Atalian entered the Asian market in 2013. It now operates in eight countries through 27 operating companies.

Hitachi Sunway Information Systems

On its part, Hitachi Sunway Information Systems Sdn Bhd, an MNC present in Malaysia via a joint venture (JV), said their presence has been a boon to SMEs.

The company noted that today, more and more SMEs are outsourcing critical business applications to data centre partners. Hence, the onus is on the data centres to ensure the continual expertise and necessary certifications when it comes to building, designing and maintaining the data centre facilities.

“When SMEs engage us, they are not just engaging our services. They are engaging our experience and expertise, which come from the years in the industry and from Hitachi as a whole,” said Hitachi Sunway group CEO Cheah Kok Hoong.

He added: “SMEs based locally can also be assured that data and information housed with us are kept within the country and governed by the security laws of the land.”

Hitachi Sunway is a one-stop information and communication techno- logy solutions and services provider in Asean with a local presence in 16 locations across nine countries: Malaysia, Singapore, Indonesia, Thailand, Vietnam, Myanmar, Cambodia, Laos and the Philippines. It is a JV between Hitachi Systems Ltd and Sunway Technology Sdn Bhd.

What Should SMEs Do?

But SMEs must also step up their game if they want to make the best of the MNCs present locally. There is no skipping this part of the deal. It is abundantly clear that the local SMEs have to weigh up the risks and rewards.

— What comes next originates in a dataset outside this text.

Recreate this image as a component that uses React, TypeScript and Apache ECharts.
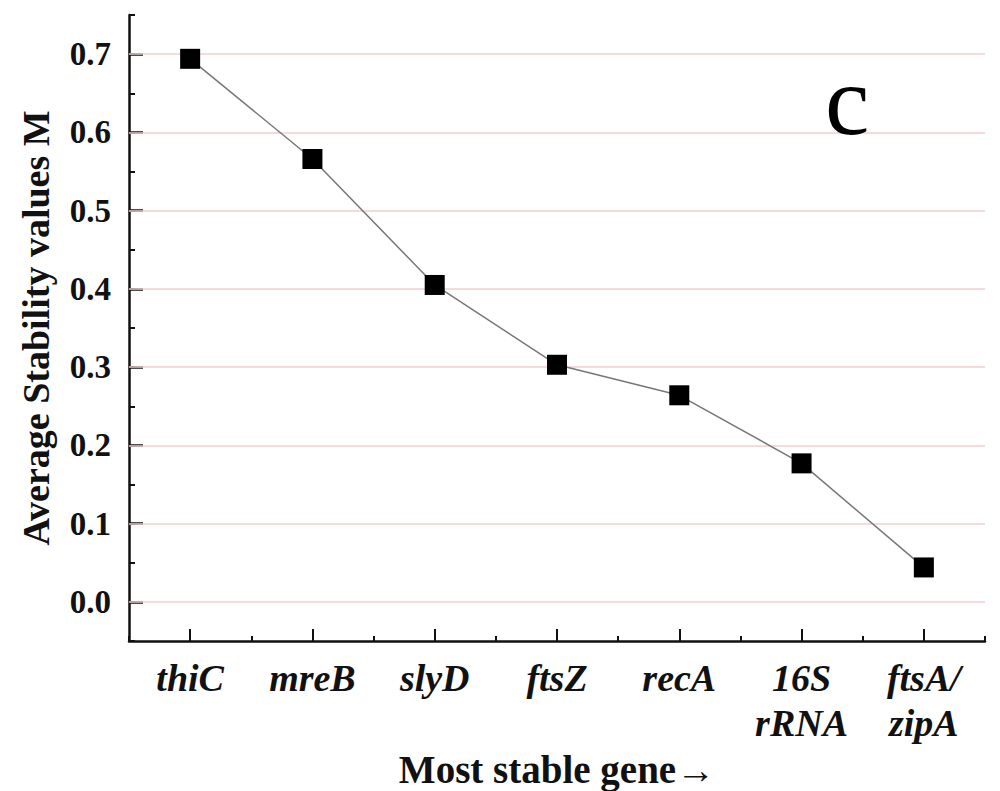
import React, { useEffect, useRef } from "react";
import * as echarts from "echarts";

const categories = ["thiC", "mreB", "slyD", "ftsZ", "recA", "16S\nrRNA", "ftsA/\nzipA"];
const values = [0.694, 0.566, 0.405, 0.303, 0.264, 0.177, 0.044];
const yMajorTicks = [0, 0.1, 0.2, 0.3, 0.4, 0.5, 0.6, 0.7];
const yMin = -0.05;
const yMax = 0.75;
const yMinorStep = 0.05;
const panelLetter = "c";
const yTitle = "Average Stability values M";
const xTitle = "Most stable gene→";

const SERIF = '"Liberation Serif", "Times New Roman", serif';

export default function App() {
  const ref = useRef<HTMLDivElement>(null);
  useEffect(() => {
    if (!ref.current) return;
    const chart = echarts.init(ref.current, null, { renderer: "svg" });
    chart.setOption({
      animation: false,
      backgroundColor: "#ffffff",
      title: {
        text: panelLetter,
        left: 825,
        top: 50,
        padding: 0,
        textStyle: { color: "#000", fontFamily: SERIF, fontSize: 100, fontWeight: "normal" },
      },
      grid: { left: 129, right: 15, top: 15, bottom: 150, containLabel: false, outerBoundsMode: "none" },
      xAxis: [
        {
          type: "category",
          data: categories,
          position: "bottom",
          boundaryGap: true,
          axisLine: { show: true, onZero: false, lineStyle: { color: "#111", width: 2.5 } },
          axisTick: { show: true, alignWithLabel: true, inside: true, length: 12, lineStyle: { color: "#111", width: 2 } },
          axisLabel: {
            show: true,
            interval: 0,
            margin: 14,
            color: "#111",
            fontFamily: SERIF,
            fontSize: 38,
            fontStyle: "italic",
            fontWeight: "bold",
            lineHeight: 45,
          },
          splitLine: { show: false },
          name: xTitle,
          nameLocation: "middle",
          nameGap: 85,
          nameTextStyle: { color: "#111", fontFamily: SERIF, fontSize: 39, fontWeight: "bold" },
        },
        {
          type: "category",
          data: categories,
          position: "bottom",
          boundaryGap: true,
          axisLine: { show: false, onZero: false },
          axisTick: { show: true, inside: true, length: 5, lineStyle: { color: "#111", width: 2 } },
          axisLabel: { show: false },
          splitLine: { show: false },
        },
      ],
      yAxis: [
        {
          type: "value",
          position: "left",
          min: yMin,
          max: yMax,
          interval: yMinorStep,
          axisLine: { show: true, onZero: false, lineStyle: { color: "#111", width: 2.5 } },
          axisTick: { show: true, inside: true, length: 6, lineStyle: { color: "#111", width: 2 } },
          axisLabel: { show: false },
          splitLine: { show: false },
        },
        {
          type: "value",
          position: "left",
          min: yMin,
          max: yMax,
          interval: yMinorStep,
          axisLine: { show: false, onZero: false },
          axisTick: { show: true, inside: true, length: 14, customValues: yMajorTicks, lineStyle: { color: "#111", width: 2.5 } },
          axisLabel: {
            show: true,
            customValues: yMajorTicks,
            margin: 18,
            color: "#111",
            fontFamily: SERIF,
            fontSize: 33,
            fontWeight: "bold",
            formatter: (v: number) => v.toFixed(1),
          },
          splitLine: { show: false },
          name: yTitle,
          nameLocation: "middle",
          nameGap: 74,
          nameTextStyle: { color: "#111", fontFamily: SERIF, fontSize: 38, fontWeight: "bold" },
        },
      ],
      series: [
        {
          type: "line",
          xAxisIndex: 0,
          yAxisIndex: 0,
          data: values,
          symbol: "rect",
          symbolSize: 20,
          itemStyle: { color: "#000" },
          lineStyle: { color: "#777", width: 1.5 },
          z: 3,
          markLine: {
            silent: true,
            symbol: "none",
            label: { show: false },
            lineStyle: { color: "#efcfd1", width: 1.5, type: "solid" },
            data: yMajorTicks.map((v) => ({ yAxis: v })),
            z: 1,
          },
        },
      ],
    });
    return () => chart.dispose();
  }, []);
  return (
    <div
      ref={ref}
      style={{ position: "fixed", left: 0, top: 0, width: 1000, height: 791, background: "#fff" }}
    />
  );
}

“Working with larger international companies will impact — to a greater or lesser extent — the amount of freedom the local entrepreneur has in managing his business,” Atalian said when asked what SMEs need to do for them to really take advantage of the presence of MNCs.

“Inevitably, the more investment the MNC has, the more reporting will be required and to some extent, control.

“As with all marriages, there is an element of give and take, but fundamentally both parties should trust each other and work with goal congruence as much as possible. Whether it be an MNC or not, the company that does not collaborate and evolve will be isolated and irrelevant to its customers in the near future,” the company added.

How true. It takes two to tango. Hence, the owners of SMEs must also take heed of what is expected of them if they truly desire to move up the value chain.

How MNCs benefit SMEs


Hitachi Sunway provided information technology (IT) monitoring and management solutions and services to help customer minimise system downtime.

We successfully completed the project in less than two months, which is ahead of time.

And, achieved 40% cost savings and return on investment of 360%.

The customer is now able to manage IT operations cost effectively, and be more agile and flexible, and with the ability to scale the business.


We resolved the issue of increasing operations cost with unknown and unpredictable charges they faced with a popular public cloud service provider.

We gave them better control of costs.

We also resolved issue of downtime when the public cloud service provider had to upgrade resources, which affected the business uptime.

Currently, they no longer experience downtime due to maintenance and upgrade of the service provider, which is currently Hitachi Sunway.


We take for example our business in Cambodia — a small market, but an exciting future.

When we originally entered the market, the business was a small family-run cleaning enterprise with high levels of debt, and while a great service delivery company, it was restricted in how it could grow due to the necessity to service high interest payments coupled with a lack of international industry know-how.

Atalian took an equity stake in the company in 2016 and having strengthened the balance sheet with the repayment of loans, we embarked on a programme to build a solid structure ensuring competent local management was in place in all key positions. Now the company has transformed to a multi- services provider with an international customer portfolio.

We collaborated with our partners in Thailand in the project and we now have a thriving technical maintenance, pest control and security business.

All with double-digit growth and well placed to take advantage of a thriving local market.